Dear Mark Thompson and Will Straw,
I read your joint blogpost last week on Mark Reckons and Left Foot Forward about whether the MPs with the safest seats are the worst expenses claimants with some interest. The original suggestion of a link came several months ago on Mark’s blog and it certainly provoked discussion in various political channels. However, on looking through your analysis and doing my own version, I find it very hard to agree with your conclusions.
I’ll start with a quick recap on your main analysis:
“…in order to try and find a better way to see if the safety of an MP’s seat could be correlated with the amount of expenses money claimed we listed the 328 MPs who (after appeals and adjustments) have been asked to pay money back and ordered them by size of payment. This way we are now taking into account this wide range of difference in amounts paid back and including all the implicated MPs.

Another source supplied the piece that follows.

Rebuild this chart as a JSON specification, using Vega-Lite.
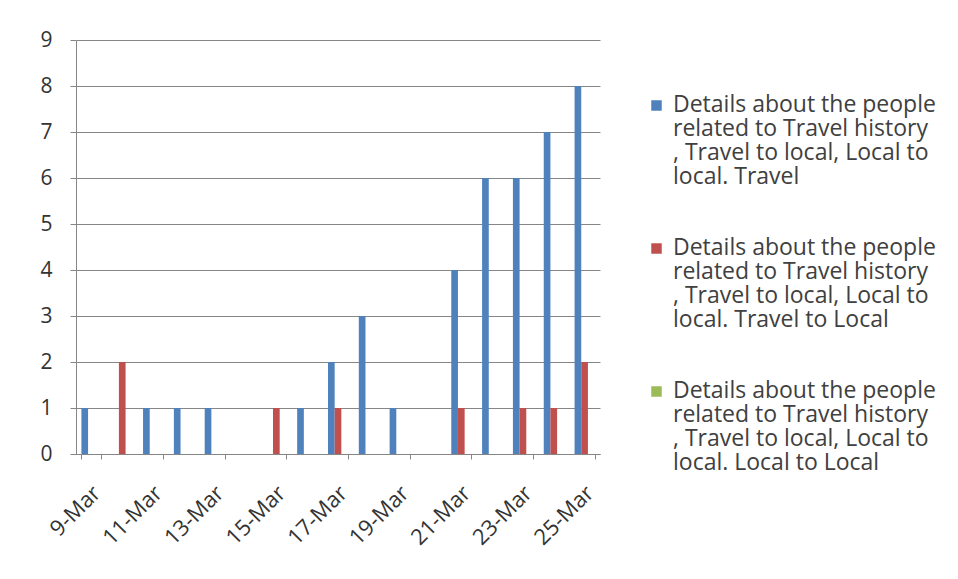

We then split this data into quartiles and looked at the average size of the majority for the MPs in each quartile. What we found is that for MPs in the top quartile (including Barbara Follett, Andrew Mackay, and many of the most controversial claims) the average majority is 8,678. In the second quartile the average majority is 7,534. In the third it is 7,705. And in the lowest quartile (including people like Mike Gapes and his 40p) the average majority is 7,276. So there is a fair bit of difference here but there is another point to note. The average size of majority for all 328 MPs implicated is 7,798 (7,613 for all MPs). This means that the top quartile is quite a way above this average (by nearly 1,000 depending on from which point you measure it) and the bottom quartile is a fair way below it (by close to 500). The two middle quartiles are clustered near the average(s).
As with Mark’s original posts, there will likely be debate over what these figures tell us the degree of statistical significance, but we feel that, at the margin, they show that there is a link between the expenses scandal and the size of an MP’s majority. Of those MPs implicated, on average the safer their seat, the more they wrongly claimed.”
Sorry, don’t buy it, and here’s why.
First, I find it extremely hard to understand why you are only discussing MPs who paid back expenses in this analysis. Your conclusion is that there is a link between the expenses scandal and the size of an MP’s majority, yet you explicitly excluded every MP who didn’t cheat on their expenses from your statistical analysis. What’s up with that?! If it is indeed true that the MPs with the safest seats were the biggest cheats, surely, you cannot just cut out all the MPs who didn’t cheat at all!
Second, the use of quartiles and lumping MPs who paid money back into big groups doesn’t seem that helpful. What you need to show is a clear, unambiguous pattern between your two variables and I don’t think this type of data really tells you much.
So here is my contribution to the debate. Instead of excluding MPs who weren’t caught cheating, I’m going to look at all MPs because this is the only way to definitively identify a link between safe seats and crooked politicians. In addition, I’ve chosen a scattergraph and subsequent correlational analysis to look for clues. And here’s what I got:

The first thing you’ll notice is that the majority of MPs who paid nothing back is sizeable, hence the blue blob at the bottom of the graph. I’m sure it would look very different if only MPs who had actually paid money back were included but, like I said, to establish a link between the safety of an MP’s seat and their propensity to cheat the expenses system you must include everyone.
Not only does the pattern that you claimed seem to disappear from visually inspecting the scattergraph, a correlational analysis shows that link is a mere 0.05, which is about as close to ‘no relationship whatsoever’ as you can get. I noticed that Mark carried out a Spearman’s Rank correlation test and found a “weak positive correlation” between the two variables, but this was only for MPs who had paid money back, which I don’t think is a valid test.
So there you have it: a totally amateurish Excel-powered debunking of the myth that MPs with the safest seats were more likely to cheat on their expenses. Over to you, gents.